• [Task instructions]: Write out the data below in full, unchanged, minus the images.

• [Information provided]:
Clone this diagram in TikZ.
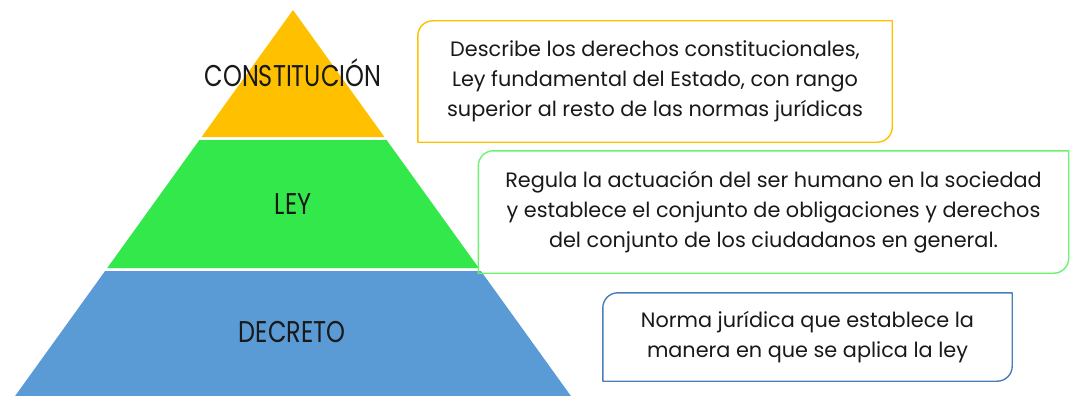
\documentclass[tikz,border=0pt]{standalone}
\usepackage{fontspec}
\setmainfont{Poppins}
\newfontfamily\labelfont[FakeStretch=0.8]{Poppins}
\definecolor{constfill}{HTML}{FFC000}
\definecolor{leyfill}{HTML}{33E84A}
\definecolor{decrfill}{HTML}{5B9BD5}
\definecolor{constline}{HTML}{FFC000}
\definecolor{leyline}{HTML}{6CF26C}
\definecolor{decrline}{HTML}{4A7EBB}
\tikzset{
  level/.style={font=\labelfont\fontsize{30}{32}\selectfont, text=black!90},
  desc/.style={align=center, inner sep=0pt, font=\fontsize{20.8}{30}\selectfont, text=black!90},
}
\newcommand\diagframe[2]{\draw[#2,line width=1.4pt] (#1.west) [rounded corners=15pt] |- (#1.north) [sharp corners] -| (#1.east) [rounded corners=15pt] |- (#1.south) [sharp corners] -| (#1.west) -- cycle;}
\begin{document}
\begin{tikzpicture}[x=1pt,y=-1pt,line join=round]
	\def\ax{293} \def\ay{10} \def\k{0.72}
	\useasboundingbox (0,0) rectangle (1071,396);
	\fill[constfill] (\ax,\ay) -- ({\ax+\k*(137-\ay)},137) -- ({\ax-\k*(137-\ay)},137) -- cycle;
	\fill[leyfill] ({\ax-\k*(140-\ay)},140) -- ({\ax+\k*(140-\ay)},140) -- ({\ax+\k*(268-\ay)},268) -- ({\ax-\k*(268-\ay)},268) -- cycle;
	\fill[decrfill] ({\ax-\k*(271-\ay)},271) -- ({\ax+\k*(271-\ay)},271) -- ({\ax+\k*(396-\ay)},396) -- ({\ax-\k*(396-\ay)},396) -- cycle;
	\node[level] (const) at (293,73) {CONSTITUCIÓN};
	\node[level] (ley) at (293,204) {LEY};
	\node[level] (decr) at (292,332) {DECRETO};
	\node[desc, minimum width=474pt, minimum height=121pt] (constdesc) at (655,81.5)
		{Describe los derechos constitucionales,\\Ley fundamental del Estado, con rango\\superior al resto de las normas jurídicas};
	\node[desc, minimum width=590pt, minimum height=122pt] (leydesc) at (773.5,212)
		{Regula la actuación del ser humano en la sociedad\\y establece el conjunto de obligaciones y derechos\\del conjunto de los ciudadanos en general.};
	\node[desc, minimum width=409pt, minimum height=88pt] (decrdesc) at (807.5,337)
		{Norma jurídica que establece la\\manera en que se aplica la ley};
	\diagframe{constdesc}{constline}
	\diagframe{leydesc}{leyline}
	\diagframe{decrdesc}{decrline}
\end{tikzpicture}
\end{document}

• [Written reply]:
Clone this diagram in TikZ.
\documentclass[tikz,border=0pt]{standalone}
\usepackage{fontspec}
\setmainfont{Poppins}
\newfontfamily\labelfont[FakeStretch=0.8]{Poppins}
\definecolor{constfill}{HTML}{FFC000}
\definecolor{leyfill}{HTML}{33E84A}
\definecolor{decrfill}{HTML}{5B9BD5}
\definecolor{constline}{HTML}{FFC000}
\definecolor{leyline}{HTML}{6CF26C}
\definecolor{decrline}{HTML}{4A7EBB}
\tikzset{
  level/.style={font=\labelfont\fontsize{30}{32}\selectfont, text=black!90},
  desc/.style={align=center, inner sep=0pt, font=\fontsize{20.8}{30}\selectfont, text=black!90},
}
\newcommand\diagframe[2]{\draw[#2,line width=1.4pt] (#1.west) [rounded corners=15pt] |- (#1.north) [sharp corners] -| (#1.east) [rounded corners=15pt] |- (#1.south) [sharp corners] -| (#1.west) -- cycle;}
\begin{document}
\begin{tikzpicture}[x=1pt,y=-1pt,line join=round]
	\def\ax{293} \def\ay{10} \def\k{0.72}
	\useasboundingbox (0,0) rectangle (1071,396);
	\fill[constfill] (\ax,\ay) -- ({\ax+\k*(137-\ay)},137) -- ({\ax-\k*(137-\ay)},137) -- cycle;
	\fill[leyfill] ({\ax-\k*(140-\ay)},140) -- ({\ax+\k*(140-\ay)},140) -- ({\ax+\k*(268-\ay)},268) -- ({\ax-\k*(268-\ay)},268) -- cycle;
	\fill[decrfill] ({\ax-\k*(271-\ay)},271) -- ({\ax+\k*(271-\ay)},271) -- ({\ax+\k*(396-\ay)},396) -- ({\ax-\k*(396-\ay)},396) -- cycle;
	\node[level] (const) at (293,73) {CONSTITUCIÓN};
	\node[level] (ley) at (293,204) {LEY};
	\node[level] (decr) at (292,332) {DECRETO};
	\node[desc, minimum width=474pt, minimum height=121pt] (constdesc) at (655,81.5)
		{Describe los derechos constitucionales,\\Ley fundamental del Estado, con rango\\superior al resto de las normas jurídicas};
	\node[desc, minimum width=590pt, minimum height=122pt] (leydesc) at (773.5,212)
		{Regula la actuación del ser humano en la sociedad\\y establece el conjunto de obligaciones y derechos\\del conjunto de los ciudadanos en general.};
	\node[desc, minimum width=409pt, minimum height=88pt] (decrdesc) at (807.5,337)
		{Norma jurídica que establece la\\manera en que se aplica la ley};
	\diagframe{constdesc}{constline}
	\diagframe{leydesc}{leyline}
	\diagframe{decrdesc}{decrline}
\end{tikzpicture}
\end{document}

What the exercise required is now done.